Jenny Offill. Las cosas del fin del mundo.

diciembre 30, 2025

Jenny Offill, Las cosas del fin del mundo
Lava, 2023. 300 páginas.
Tit. or. Last things. Trad. Milo J.Krmpotic.

La niña protagonista crece en un entorno curioso, con una madre que le cuenta historias fantásticas y con un comportamiento que se sale de la norma y un padre que no se preocupa demasiado de su cuidado, sobre todo cuando le dan un programa de televisión.

Una excelente novela que aprovecha los ojos de la niña para describirnos un mundo que, en apariencia, es casi mágico, pero que esconde el problema de la salud mental. Tiene detalles que me han encantado, y en un momento dado se convierte en una novela de carretera donde a pesar de los detalles sórdidos el ojo de la niña lo dulcifica todo.

Muy buena.

Mi madre siempre leía esa última parte con voz grave y ridicula, para hacerme reír. Yo le pregunté dónde estaba Michael en aquel momento, pero ella no lo sabía. Solo tenía una foto de él, que guardaba en el monedero, metida en una funda de plástico. Se la había sacado en una granja de miel de Texas, me contaba, el verano en que cruzaron el país en coche durante una sola semana. Me había mostrado la foto tantas veces que podía cerrar los ojos y seguir viéndola. Había un prado plagado de armarios blancos, cada uno con cuatro cajones. En lo alto de cada armario había una piedra, y el prado estaba rodeado de alambre de espino. Más allá de esa reja, el cielo era de color azul intenso, y la esquina donde debería encontrarse el sol estaba rota. Un hombre alto, de cabello moreno, estaba plantado junto a un cajón abierto con la barba cubierta de abejas. Y aquel era Michael.
Era la última fotografía que le sacaron. Cinco días después desapareció en el desierto.
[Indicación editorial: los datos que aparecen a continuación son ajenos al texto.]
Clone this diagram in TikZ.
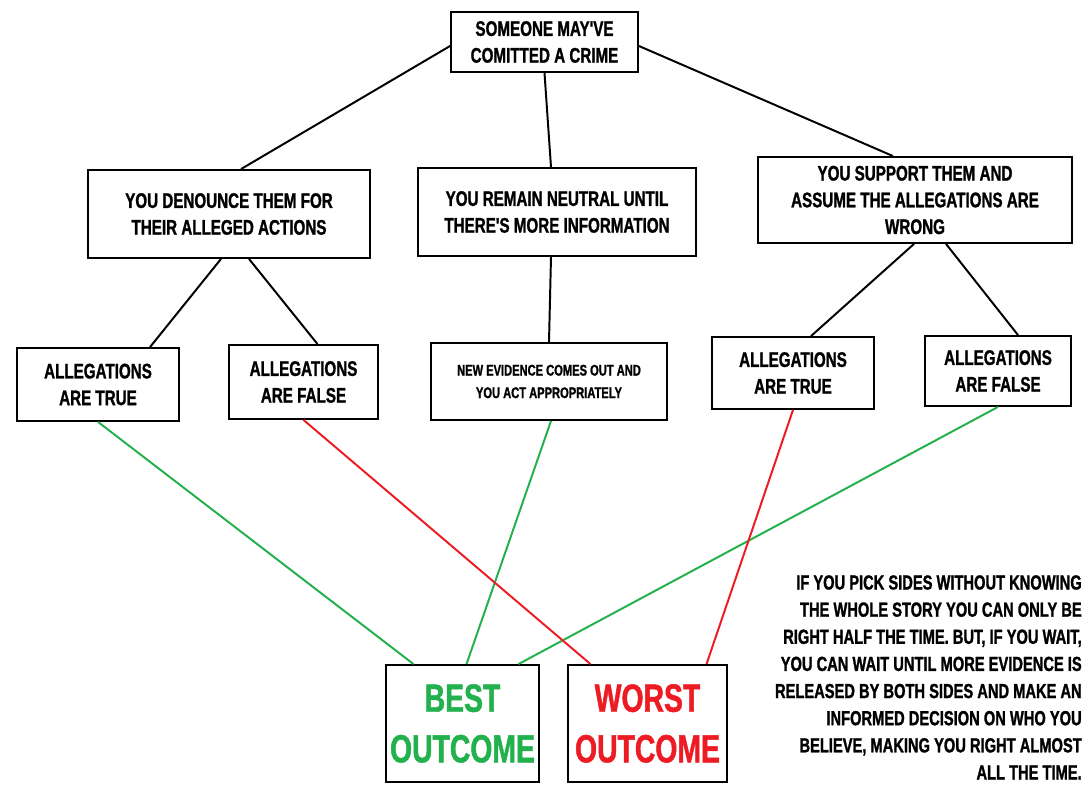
\documentclass[tikz,border=0pt]{standalone}
\usepackage{fontspec}
\newfontfamily\imp{Liberation Sans Bold}[FakeStretch=0.72,FakeBold=1.2]
\definecolor{goodgreen}{RGB}{34,177,76}
\definecolor{badred}{RGB}{237,28,36}

\begin{document}
\begin{tikzpicture}[x=0.025cm,y=-0.025cm]
\tikzstyle{box}=[draw,line width=1.3pt,fill=white,rectangle,align=center,font=\imp\fontsize{15}{19}\selectfont,inner sep=2pt]
\tikzstyle{link}=[line width=1.4pt]
\useasboundingbox (0,0) rectangle (1088,789);

% question and the three reactions
\node[box,minimum width=4.675cm,minimum height=1.5cm] (crime) at (544.5,42) {SOMEONE MAY'VE\\COMITTED A CRIME};
\node[box,minimum width=7.05cm,minimum height=2.2cm] (denounce) at (229,214) {YOU DENOUNCE THEM FOR\\THEIR ALLEGED ACTIONS};
\node[box,minimum width=6.95cm,minimum height=2.2cm] (neutral) at (557,212) {YOU REMAIN NEUTRAL UNTIL\\THERE'S MORE INFORMATION};
\node[box,minimum width=7.85cm,minimum height=2.15cm] (support) at (915,200) {YOU SUPPORT THEM AND\\ASSUME THE ALLEGATIONS ARE\\WRONG};

% what happens next
\node[box,minimum width=4.05cm,minimum height=1.825cm] (trueA) at (98,384.5) {ALLEGATIONS\\ARE TRUE};
\node[box,minimum width=3.725cm,minimum height=1.85cm] (falseA) at (303.5,382) {ALLEGATIONS\\ARE FALSE};
\node[box,minimum width=5.9cm,minimum height=1.925cm,font=\imp\fontsize{11}{16}\selectfont] (evidence) at (549,381.5) {NEW EVIDENCE COMES OUT AND\\YOU ACT APPROPRIATELY};
\node[box,minimum width=4.05cm,minimum height=1.8cm] (trueB) at (793,373) {ALLEGATIONS\\ARE TRUE};
\node[box,minimum width=3.65cm,minimum height=1.75cm] (falseB) at (998,371) {ALLEGATIONS\\ARE FALSE};

% outcomes
\node[box,minimum width=3.825cm,minimum height=2.925cm,text=goodgreen,font=\imp\fontsize{28}{36}\selectfont] (best) at (462.5,723.5) {BEST\\OUTCOME};
\node[box,minimum width=3.975cm,minimum height=2.925cm,text=badred,font=\imp\fontsize{28}{36}\selectfont] (worst) at (647.5,723.5) {WORST\\OUTCOME};
\node[anchor=north east,align=right,inner sep=0pt,font=\imp\fontsize{14.5}{19.3}\selectfont] (moral) at (1082,575) {IF YOU PICK SIDES WITHOUT KNOWING\\THE WHOLE STORY YOU CAN ONLY BE\\RIGHT HALF THE TIME. BUT, IF YOU WAIT,\\YOU CAN WAIT UNTIL MORE EVIDENCE IS\\RELEASED BY BOTH SIDES AND MAKE AN\\INFORMED DECISION ON WHO YOU\\BELIEVE, MAKING YOU RIGHT ALMOST\\ALL THE TIME.};

% tree lines
\draw[link] ([yshift=-0.1cm]crime.west) -- ([xshift=0.3cm]denounce.north);
\draw[link] (crime.south) -- ([xshift=-0.15cm]neutral.north);
\draw[link] ([yshift=-0.1cm]crime.east) -- ([xshift=-0.55cm]support.north);
\draw[link] ([xshift=-0.2cm]denounce.south) -- ([xshift=1.3cm]trueA.north);
\draw[link] ([xshift=0.5cm]denounce.south) -- ([xshift=0.35cm]falseA.north);
\draw[link] ([xshift=-0.15cm]neutral.south) -- (evidence.north);
\draw[link] ([xshift=-0.025cm]support.south) -- ([xshift=0.45cm]trueB.north);
\draw[link] ([xshift=0.775cm]support.south) -- ([xshift=0.5cm]falseB.north);

% outcome lines
\draw[link,goodgreen] (trueA.south) -- ([xshift=-1.225cm]best.north);
\draw[link,goodgreen] ([xshift=0.05cm]evidence.south) -- ([xshift=0.1cm]best.north);
\draw[link,goodgreen] (falseB.south) -- ([xshift=1.4cm]best.north);
\draw[link,badred] (falseA.south) -- ([xshift=-1.425cm]worst.north);
\draw[link,badred] (trueB.south) -- ([xshift=1.475cm]worst.north);
\end{tikzpicture}
\end{document}
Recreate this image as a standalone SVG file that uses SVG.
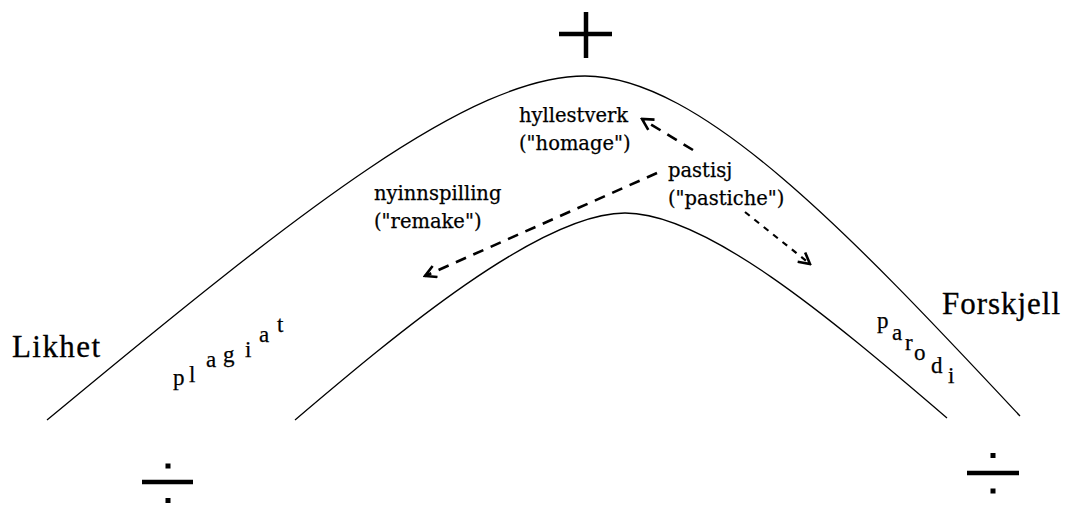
<svg xmlns="http://www.w3.org/2000/svg" width="1067" height="506" viewBox="0 0 1067 506">
<style>
.curve{fill:none;stroke:#000;stroke-width:1.3}
.lbl{font-family:'DejaVu Serif',serif;font-size:19.5px;fill:#000;stroke:#000;stroke-width:0.25}
.big{font-family:'Liberation Serif','Times New Roman',Tinos,'Nimbus Roman',serif;font-size:31px;fill:#000;stroke:#000;stroke-width:0.3}
.let{font-family:'Liberation Serif','Times New Roman',Tinos,'Nimbus Roman',serif;font-size:23px;fill:#000;stroke:#000;stroke-width:0.25}
.sym{stroke:#000;stroke-width:4.5;fill:none}
.dash{fill:none;stroke:#000;stroke-width:2.6;stroke-dasharray:11 8}
.dot{fill:none;stroke:#000;stroke-width:2.2;stroke-dasharray:6 6}
</style>
<defs>
<marker id="ah" viewBox="0 0 14 14" refX="12" refY="7" markerWidth="14" markerHeight="14" markerUnits="userSpaceOnUse" orient="auto">
<path d="M1,1 L12,7 L1,13" fill="none" stroke="#000" stroke-width="2.6"/>
</marker>
</defs>
<rect width="1067" height="506" fill="#fff"/>
<g id="outer-curve"><path class="curve" d="M47,420 C300,210 470,76 585,76 C700,76 850,234 1020,416"/></g>
<g id="inner-curve"><path class="curve" d="M295,420 C395,335 540,213 625,213 C705,213 827,315 947,418"/></g>
<g id="plus"><line class="sym" x1="559" y1="34" x2="612" y2="34"/><line class="sym" x1="586" y1="12" x2="586" y2="58"/></g>
<g id="minus-left"><line class="sym" x1="142" y1="482" x2="193" y2="482"/><rect x="165.5" y="463.5" width="5" height="5"/><rect x="165.5" y="498" width="5" height="5"/></g>
<g id="minus-right"><line class="sym" x1="967" y1="473" x2="1019" y2="473"/><rect x="990.5" y="453" width="5" height="5"/><rect x="990.5" y="488.5" width="5" height="5"/></g>
<g id="likhet"><text class="big" x="12" y="357" textLength="88">Likhet</text></g>
<g id="forskjell"><text class="big" x="942" y="314" textLength="118">Forskjell</text></g>
<g id="hyllestverk"><text class="lbl" x="519" y="122">hyllestverk</text><text class="lbl" x="519" y="150">("homage")</text></g>
<g id="pastisj"><text class="lbl" x="668" y="177">pastisj</text><text class="lbl" x="668" y="205">("pastiche")</text></g>
<g id="nyinnspilling"><text class="lbl" x="374" y="200">nyinnspilling</text><text class="lbl" x="374" y="228">("remake")</text></g>
<g id="plagiat" class="let">
<text x="173" y="385">p</text><text x="189" y="382">l</text><text x="206" y="367">a</text><text x="223" y="362">g</text><text x="245" y="357">i</text><text x="259" y="342">a</text><text x="277" y="332">t</text>
</g>
<g id="parodi" class="let">
<text x="877" y="328">p</text><text x="892" y="340">a</text><text x="905" y="350">r</text><text x="914" y="360">o</text><text x="931" y="373">d</text><text x="948" y="383">i</text>
</g>
<g id="connectors">
<path class="dash" d="M693,150 L642,119" marker-end="url(#ah)"/>
<path class="dash" d="M657,173 L425,276" marker-end="url(#ah)"/>
<path class="dot" d="M745,212 L810,264" marker-end="url(#ah)"/>
</g>
</svg>
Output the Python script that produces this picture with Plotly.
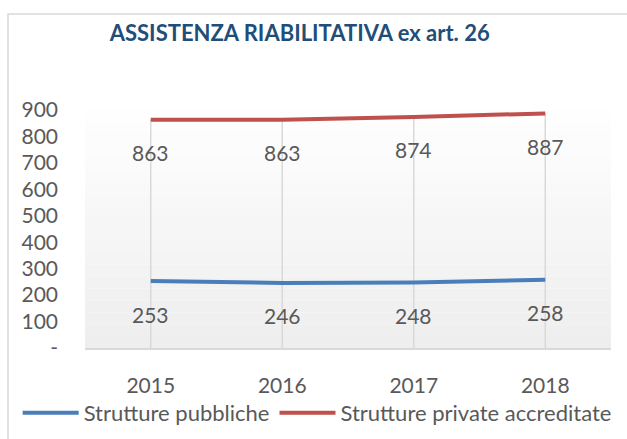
import plotly.graph_objects as go

years = ["2015", "2016", "2017", "2018"]
pubbliche = [253, 246, 248, 258]
private = [863, 863, 874, 887]
series_names = ["Strutture pubbliche", "Strutture private accreditate"]
y_tickvals = [0, 100, 200, 300, 400, 500, 600, 700, 800, 900]
y_ticktext = ["-", "100", "200", "300", "400", "500", "600", "700", "800", "900"]

BLUE = "#4A7EBB"
RED = "#C0504D"
GRAY = "#595959"
FONT = "Lato"

xpos = list(range(len(years)))

fig = go.Figure()
fig.add_trace(go.Scatter(x=xpos, y=pubbliche, mode="lines", name=series_names[0],
                         line=dict(color=BLUE, width=4)))
fig.add_trace(go.Scatter(x=xpos, y=private, mode="lines", name=series_names[1],
                         line=dict(color=RED, width=4)))

annotations = []
for vals in (pubbliche, private):
    for x, v in zip(xpos, vals):
        annotations.append(dict(x=x, y=v, xref="x", yref="y", text=str(v),
                                showarrow=False, yshift=-33,
                                font=dict(family=FONT, size=21, color=GRAY)))

shapes = []
n = 20
for i in range(n):
    g = int(255 - (255 - 238) * (i + 0.5) / n)
    shapes.append(dict(type="rect", xref="paper", yref="paper", x0=0, x1=1,
                       y0=1 - (i + 1) / n, y1=1 - i / n, line=dict(width=0),
                       fillcolor=f"rgb({g},{g},{g})", layer="below"))
for x, v in zip(xpos, private):
    shapes.append(dict(type="line", xref="x", yref="y", x0=x, x1=x, y0=0, y1=v,
                       line=dict(color="#D9D9D9", width=1.5), layer="below"))
shapes.append(dict(type="rect", xref="paper", yref="paper", x0=-0.1464, x1=1.1,
                   y0=-0.6, y1=1.403, line=dict(color="#D9D9D9", width=1.5)))

fig.update_layout(
    width=627, height=439,
    margin=dict(l=85, r=16, t=110, b=91, autoexpand=False),
    paper_bgcolor="white", plot_bgcolor="rgba(0,0,0,0)",
    font=dict(family=FONT, size=21, color=GRAY),
    title=dict(text="<b>ASSISTENZA RIABILITATIVA ex art. 26</b>", x=0.478, y=0.925,
               xanchor="center", yanchor="middle",
               font=dict(family=FONT, size=22, color="#1F4E79")),
    showlegend=True,
    legend=dict(orientation="h", x=-0.128, y=-0.273, xanchor="left", yanchor="middle",
                font=dict(family=FONT, size=22, color=GRAY), itemwidth=56,
                bgcolor="rgba(0,0,0,0)", tracegroupgap=0),
    annotations=annotations,
    shapes=shapes,
)
fig.update_xaxes(tickvals=xpos, ticktext=years, showgrid=False, showline=True,
                 linecolor="#D9D9D9", linewidth=1.5, ticks="", ticklabelstandoff=18,
                 zeroline=False, range=[-0.5, 3.5])
fig.update_yaxes(range=[0, 900], tickvals=y_tickvals, ticktext=y_ticktext,
                 showgrid=False, zeroline=False, showline=False, ticks="",
                 ticklabelstandoff=26)

fig.write_html("out.html", config={"displayModeBar": False},
               post_script="document.body.style.margin='0';")
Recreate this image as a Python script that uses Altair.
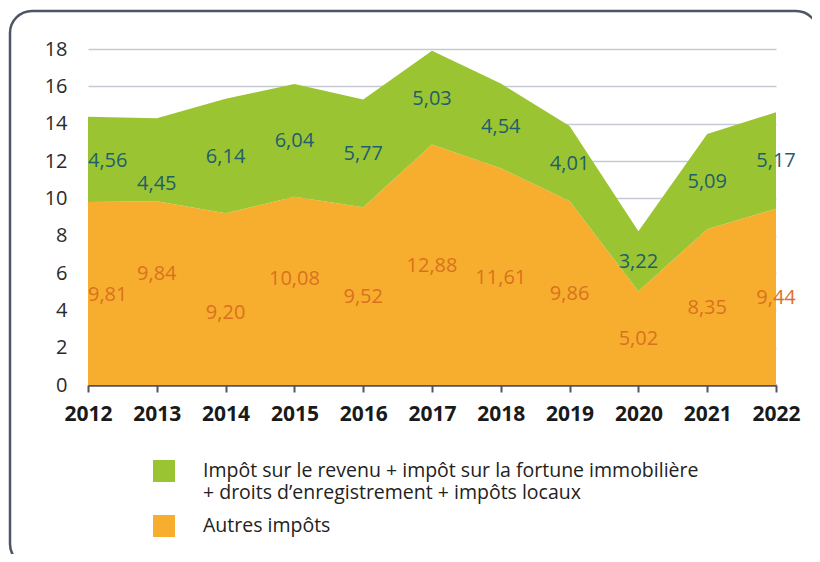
import altair as alt
import pandas as pd

years = [2012, 2013, 2014, 2015, 2016, 2017, 2018, 2019, 2020, 2021, 2022]
autres = [9.81, 9.84, 9.20, 10.08, 9.52, 12.88, 11.61, 9.86, 5.02, 8.35, 9.44]
ir_ifi = [4.56, 4.45, 6.14, 6.04, 5.77, 5.03, 4.54, 4.01, 3.22, 5.09, 5.17]
# label anchors (data units)
lab_autres = [4.82, 5.95, 3.86, 5.68, 4.71, 6.37, 5.73, 4.87, 2.46, 4.12, 4.66]
lab_ir = [12.0, 10.77, 12.21, 13.07, 12.37, 15.32, 13.82, 11.84, 6.59, 10.87, 12.0]
y_ticks = [0, 2, 4, 6, 8, 10, 12, 14, 16, 18]

s_green = "Impôt sur le revenu + impôt sur la fortune immobilière\n+ droits d’enregistrement + impôts locaux"
s_orange = "Autres impôts"
green = "#9BC432"
orange = "#F7AE2E"
green_txt = "#1F5E6C"
orange_txt = "#D9721E"
FONT = "Open Sans"

rows = []
for i, y in enumerate(years):
    rows.append({"year": y, "serie": s_orange, "value": autres[i], "ord": 0})
    rows.append({"year": y, "serie": s_green, "value": ir_ifi[i], "ord": 1})
df = pd.DataFrame(rows)

lab_rows = []
for i, y in enumerate(years):
    lab_rows.append({"year": y, "ly": lab_autres[i], "txt": f"{autres[i]:.2f}".replace(".", ","), "kind": "o"})
    lab_rows.append({"year": y, "ly": lab_ir[i], "txt": f"{ir_ifi[i]:.2f}".replace(".", ","), "kind": "g"})
ldf = pd.DataFrame(lab_rows)

xscale = alt.Scale(domain=[years[0], years[-1]], nice=False, zero=False)
yscale = alt.Scale(domain=[0, 18], nice=False)

xaxis = alt.Axis(values=years, format="d", grid=False, domain=True,
                 domainColor="#4E5565", domainWidth=2.5, ticks=True,
                 tickColor="#4E5565", tickWidth=2, tickSize=7,
                 labelFont=FONT, labelFontSize=21, labelFontWeight="bold",
                 labelColor="#1a1a1a", labelPadding=11, labelFlush=False,
                 labelOverlap=False)
yaxis = alt.Axis(values=y_ticks, domain=False, ticks=False,
                 grid=True, gridColor="#C4C9D3", gridWidth=1.5,
                 labelFont=FONT, labelFontSize=20, labelColor="#2a2a2a",
                 labelPadding=21, labelOverlap=False)

area = alt.Chart(df).mark_area(opacity=1).encode(
    x=alt.X("year:Q", scale=xscale, title=None, axis=xaxis),
    y=alt.Y("value:Q", stack="zero", scale=yscale, title=None, axis=yaxis),
    color=alt.Color("serie:N",
                    scale=alt.Scale(domain=[s_green, s_orange], range=[green, orange]),
                    legend=alt.Legend(title=None, orient="none", legendX=65, legendY=411,
                                      symbolType="square", symbolSize=484, symbolStrokeWidth=0,
                                      symbolOpacity=1,
                                      labelFont=FONT, labelFontSize=19.5, labelColor="#222222",
                                      labelLimit=0, labelOffset=28, rowPadding=13, padding=0,
                                      labelExpr="split(datum.label, '\\n')")),
    order=alt.Order("ord:Q"),
)

def labels(kind, color, first):
    filt = f"datum.kind == '{kind}' && datum.year {'==' if first else '!='} {years[0]}"
    return alt.Chart(ldf).transform_filter(filt).mark_text(
        font=FONT, fontSize=20, color=color, baseline="middle",
        align="left" if first else "center",
    ).encode(
        x=alt.X("year:Q", scale=xscale, title=None, axis=xaxis),
        y=alt.Y("ly:Q", scale=yscale, title=None, axis=yaxis),
        text="txt:N",
    )

frame = alt.Chart(pd.DataFrame({"a": [0]})).mark_rect(
    filled=False, stroke="#4E5565", strokeWidth=2.5, cornerRadius=22
).encode(
    x=alt.value(-78), x2=alt.value(730), y=alt.value(-38), y2=alt.value(517)
)

chart = alt.layer(
    area,
    labels("o", orange_txt, True), labels("o", orange_txt, False),
    labels("g", green_txt, True), labels("g", green_txt, False),
    frame,
).properties(
    width=688, height=336,
    autosize=alt.AutoSizeParams(type="none"),
    padding={"left": 80, "top": 41, "right": 36, "bottom": 169},
    background="white",
).configure_view(stroke=None)

chart.save("out.html", embed_options={"renderer": "svg", "actions": False})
Cuando encontraron su coche, el techo de vinilo se había combado por el calor. Las ventanillas estaban abiertas y el suelo, cubierto de arena. En el asiento delantero aparecieron su carnet de conducir, un mapa de Estados Unidos y un billete de veinte dólares. Aquello fue en California, me dijo mi madre; en un lugar llamado Joshua Tree.
-¿Adonde se fue? -le pregunté, aunque ella siempre contestaba cosas diferentes. (En el pasado me había dicho: a México, a Milwaukee, a Marte).
Mi madre devolvió la foto a la funda de plástico.
-Creo que se hizo criptozoólogo -me dijo- Había un monstruo en el Congo que se moría de ganas de ver. -Alisó el recorte sobre la mano. «¿Tienen derechos las serpientes marinas?», decía el titular.
Los criptozoólogos eran detectives que se especializaban en encontrar animales escondidos, eso ya lo sabía. Se trataba del tipo de detective en el que mi madre quería que me convirtiera.
Las personas que investigaban al monstruo del lago Ness eran criptozoólogos, igual que las que buscaban al yeti.
Mi madre me había dado un libro titulado Enciclopedia de lo Inexplicable, en el que salía una lista por orden alfabético de todos los monstruos del mundo. La «A» era para el Abominable Hombre de las Nieves, que vivía en las montañas del Nepal y caminaba erguido, como un hombre. Decía el libro que las balas no podían acabar con él, aunque se echaba a gañir como un cachorro cuando le disparaban.
Mi madre me dijo que la mayoría de los criptozoólogos eran en realidad cazadores disfrazados, pero que había algunos, muy pocos, que trabajaban como agentes secretos de la naturaleza salvaje. Esos eran los que encontraban los animales perdidos y les ayudaban a esconderse.
-A veces los ves en el periódico -dijo- A los que son secretos. Y siempre están muy seguros de sí mismos, se muestran encantados de demostrar que todo fue un fraude. No era más que un alce, dicen. Solo un tronco caído, o un oso común. Son muy convincentes, esos hombres, pero sus sonrisas les delatan. No hay un solo hombre vivo que sonría cuando se ha equivocado.
Sacó la cámara Polaroid del bolso y bajó hasta el agua. Cada vez que íbamos al lago le sacaba una foto, por si acaso. El truco consistía en apuntar hacia alguna otra cosa para pillar al monstruo por sorpresa.